One buzz on-line this month has been a family in Indonesia who all died from the bird flu. While the first victim got it from a sick chicken, the rest apparently all got it from the first victim in the later stages of the infection. Although this constituted human to human transmission, the experts are still saying the virus has not mutated. Fair enough, I guess, except all seven people who got the bug are now dead.
As I understand the problem with bird flu – the mortality issue arises out of the H5N1 virus being something to which we have no immune system response. None of us have been exposed to it before, which is why when there eventually is a human to human outbreak – it is expected, feared to be a massive pandemic.
Despite Tamiflu’s potential mitigation of the virus, due to variation and unavoidable mutation of viruses – we don’t even know if when the time comes that will work. Which gets to my question: if lack of exposure is what will ultimately determine how many people die, then why are we not including some variant of H5N1 in our annual flu vaccines so our bodies will at least have some form of protection?

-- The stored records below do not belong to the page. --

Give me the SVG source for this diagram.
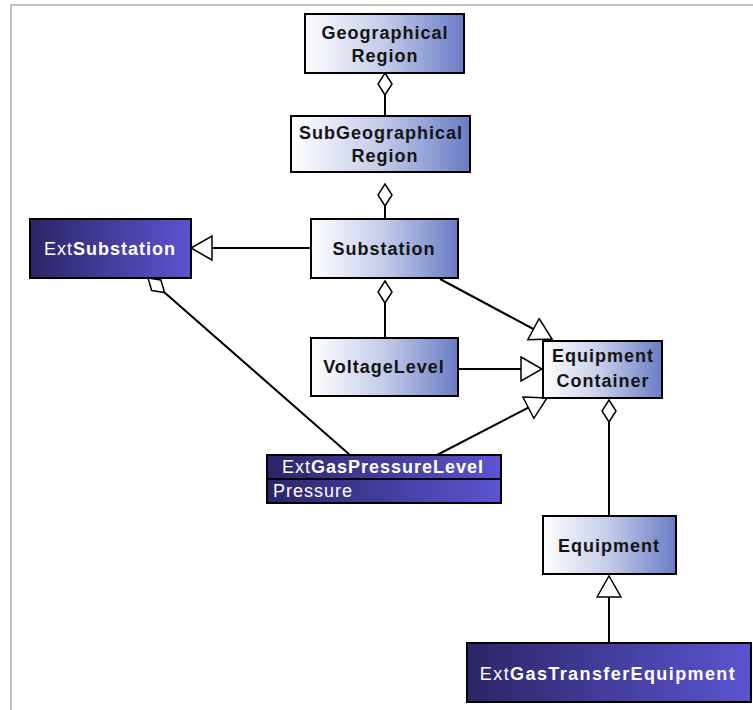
<svg xmlns="http://www.w3.org/2000/svg" width="753" height="710" viewBox="0 0 753 710">
<defs>
<linearGradient id="light" x1="0" y1="0" x2="1" y2="0">
<stop offset="0" stop-color="#ffffff"/>
<stop offset="0.5" stop-color="#c3cbe9"/>
<stop offset="1" stop-color="#6a7cc5"/>
</linearGradient>
<linearGradient id="dark" x1="0" y1="0" x2="1" y2="0">
<stop offset="0" stop-color="#2b2668"/>
<stop offset="1" stop-color="#5c54d0"/>
</linearGradient>
<marker id="gen" markerUnits="userSpaceOnUse" markerWidth="26" markerHeight="28" refX="22" refY="13" orient="auto">
<path d="M1,1 L22,13 L1,25 Z" fill="#fff" stroke="#000" stroke-width="1.5"/>
</marker>
<marker id="agg" markerUnits="userSpaceOnUse" markerWidth="26" markerHeight="20" refX="1" refY="8" orient="auto">
<path d="M1,8 L12,1 L23,8 L12,15 Z" fill="#fff" stroke="#000" stroke-width="1.5"/>
</marker>
<style>
.box{stroke:#000;stroke-width:2}
.l{fill:url(#light)}
.d{fill:url(#dark)}
.t{font-family:"Liberation Sans",Arial,sans-serif;font-size:18px;font-weight:bold;letter-spacing:1px;text-anchor:middle;fill:#141414}
.w{fill:#ffffff}
.n{font-weight:normal}
.c{stroke:#000;stroke-width:2;fill:none}
.g{marker-end:url(#gen)}
.a{marker-start:url(#agg)}
</style>
</defs>
<rect x="11" y="5" width="750" height="720" fill="none" stroke="#c0c0c0" stroke-width="2"/>
<g id="connectors">
<line class="c a" x1="385" y1="73" x2="385" y2="116"/>
<line class="c a" x1="385" y1="184" x2="385" y2="219"/>
<line class="c a" x1="385" y1="281" x2="385" y2="338"/>
<line class="c g" x1="311" y1="248" x2="191" y2="248"/>
<line class="c g" x1="440" y1="279" x2="552" y2="339"/>
<line class="c g" x1="458" y1="369" x2="542" y2="369"/>
<line class="c g" x1="437" y1="455" x2="547" y2="398"/>
<line class="c a" x1="148" y1="278" x2="350" y2="455"/>
<line class="c a" x1="609" y1="400" x2="609" y2="516"/>
<line class="c g" x1="609" y1="643" x2="609" y2="576"/>
</g>
<g id="GeographicalRegion">
<rect class="box l" x="305" y="14" width="159" height="59"/>
<text class="t" x="385" y="39">Geographical</text>
<text class="t" x="385" y="62">Region</text>
</g>
<g id="SubGeographicalRegion">
<rect class="box l" x="291" y="116" width="179" height="56"/>
<text class="t" x="381" y="139">SubGeographical</text>
<text class="t" x="385" y="162">Region</text>
</g>
<g id="Substation">
<rect class="box l" x="311" y="219" width="147" height="59"/>
<text class="t" x="384" y="255">Substation</text>
</g>
<g id="ExtSubstation">
<rect class="box d" x="30" y="219" width="161" height="59"/>
<text class="t w" x="110" y="255"><tspan class="n">Ext</tspan>Substation</text>
</g>
<g id="VoltageLevel">
<rect class="box l" x="311" y="338" width="147" height="58"/>
<text class="t" x="384" y="373">VoltageLevel</text>
</g>
<g id="EquipmentContainer">
<rect class="box l" x="543" y="341" width="119" height="57"/>
<text class="t" x="603" y="362">Equipment</text>
<text class="t" x="603" y="387">Container</text>
</g>
<g id="ExtGasPressureLevel">
<rect class="box d" x="267" y="455" width="234" height="48"/>
<line x1="267" y1="479" x2="501" y2="479" stroke="#000" stroke-width="2"/>
<text class="t w" x="383" y="473"><tspan class="n">Ext</tspan>GasPressureLevel</text>
<text class="t w n" x="273" y="497" style="text-anchor:start">Pressure</text>
</g>
<g id="Equipment">
<rect class="box l" x="543" y="516" width="133" height="58"/>
<text class="t" x="609" y="552">Equipment</text>
</g>
<g id="ExtGasTransferEquipment">
<rect class="box d" x="467" y="643" width="284" height="59"/>
<text class="t w" x="608" y="680" style="letter-spacing:1.4px"><tspan class="n">Ext</tspan>GasTransferEquipment</text>
</g>
</svg>
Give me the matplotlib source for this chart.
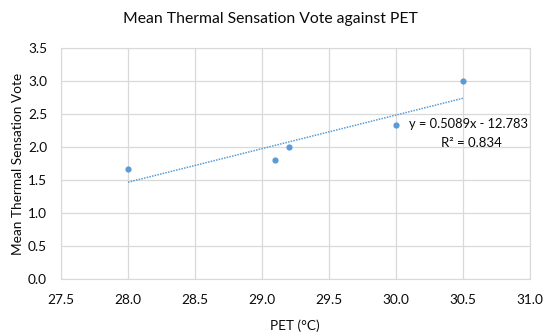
import matplotlib
matplotlib.use("Agg")
import matplotlib.pyplot as plt
import numpy as np

pet = [28.0, 29.1, 29.2, 30.0, 30.5]
mtsv = [1.67, 1.80, 2.00, 2.33, 3.00]
slope = 0.5089
intercept = -12.783
r2 = 0.834
xticks = [27.5, 28.0, 28.5, 29.0, 29.5, 30.0, 30.5, 31.0]
yticks = [0.0, 0.5, 1.0, 1.5, 2.0, 2.5, 3.0, 3.5]

plt.rcParams['font.family'] = ['Lato', 'DejaVu Sans']
TXT = '#0a0a0a'
FS = 9.8

W, H = 544, 336
fig = plt.figure(figsize=(W / 100, H / 100), dpi=100)
ax = fig.add_axes([61 / W, 1 - 279 / H, 469 / W, 231 / H])

ax.scatter(pet, mtsv, s=20, color='#5B9BD5', zorder=3, linewidths=0)
tx = np.array([min(pet), max(pet)])
ax.plot(tx, slope * tx + intercept, linestyle=(0, (1, 0.8)), color='#5B9BD5', linewidth=1.1, zorder=2)

ax.set_xlim(27.5, 31.0)
ax.set_ylim(0.0, 3.5)
ax.set_xticks(xticks)
ax.set_yticks(yticks)
ax.set_xticklabels([f"{v:.1f}" for v in xticks])
ax.set_yticklabels([f"{v:.1f}" for v in yticks])
ax.grid(True, color='#d9d9d9', linewidth=0.9)
ax.set_axisbelow(True)
for s in ax.spines.values():
    s.set_color('#d9d9d9')
ax.tick_params(length=0, labelsize=FS, colors=TXT)
ax.tick_params(axis='x', pad=11)
ax.tick_params(axis='y', pad=10)

def ptext(x, y, s, fs, ha='center', rot=0):
    return fig.text(x / W, 1 - y / H, s, ha=ha, va='center', rotation=rot,
                    color=TXT, fontsize=fs)

ptext(528, 124, f"y = {slope}x - {abs(intercept)}", 9.3, ha='right')
ptext(471, 143, f"R² = {r2}", 9.5)
ptext(295, 326, "PET (°C)", FS)
ptext(18, 164, "Mean Thermal Sensation Vote", 9.8, rot=90)
ptext(270, 19, "Mean Thermal Sensation Vote against PET", 11.3)

fig.savefig("out.png", dpi=100)
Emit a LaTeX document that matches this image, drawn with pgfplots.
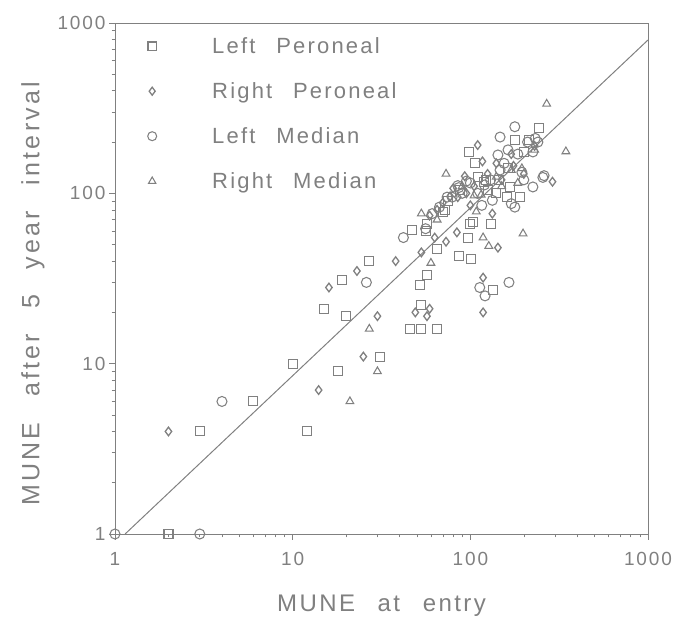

It may not ultimately be the exact viral form that hits, it may not keep us from getting sick, but it will at least improve everyone’s chance of surviving the bird flu – would it not? Assuming the science that’s been in the news for almost two years is true (and it seems like it is) – it seems like the issue now is not whether we will get bird flu, but whether we will live through it.
Maybe someone much more microbial than most can advise why that’s a bad suggestion; maybe someone’s already doing it, and I just missed that press release. But if it’s not – well, then it’s time for the CDC and company to make like a Vault commercial – and get to it.